Thrift Saving members also stung

By Tom Philpott: CNJ columnist

With 36 percent of service members participating in the government-run Thrift Savings Plan, and nearly 60 percent of their money tucked into stock index funds, military investors are seeing nest eggs shrink like those of other American investors.

For these service members, and for 3 million federal civilian TSP participants, this is a time for “prudence not panic,” advises Gregory T. Long, executive director of the TSP program.

Long noted, during a phone interview, that most military TSP participants won’t reach an age when they must draw down their investment accounts for 20 to 40 years. Therefore, as tough as it is to watch the value of stock funds decline these days at an alarming pace, most military investors might want to perceive the drops as investment opportunities.

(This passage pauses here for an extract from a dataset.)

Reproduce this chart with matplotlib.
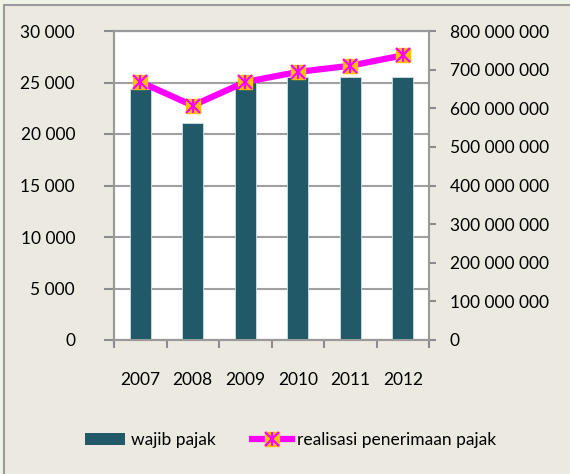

“The old adage of trying to buy low and sell high remains true,” Long said. “And in order to buy low you have to have stocks that are on sale. That does appear to be what’s going on right now,” Long said.

From Oct. 10, 2007, through Oct. 10 this year, the value of shares in TSP stock index funds fell more than 40 percent. The Common Stock Index or “C” Fund, which matches the performance of Standard & Poor’s index of 500 stocks, dropped 41 percent as did the Small Capitalization Stock Index Investment or “S” Fund. The International Stock Index or “I” Fund fell by 46.8 percent.

During the same period, returns on government securities in the “G” Fund, which are protected against declines, had a gain of 3.9 percent.

The volatility of stock indexes, caused mostly by distressed banks and a freeze in credit markets, has created some of the sharpest one-day drops since the Great Depression more than 70 years ago. That is rattling many TSP participants, especially those close to retirement.

“Understandably, as TSP account balances decline, some participants are concerned about the future,” Long said in a recent note to TSP investors.

A combination of declining stock fund values and transfers into the G Fund has changed the investment profile of participants.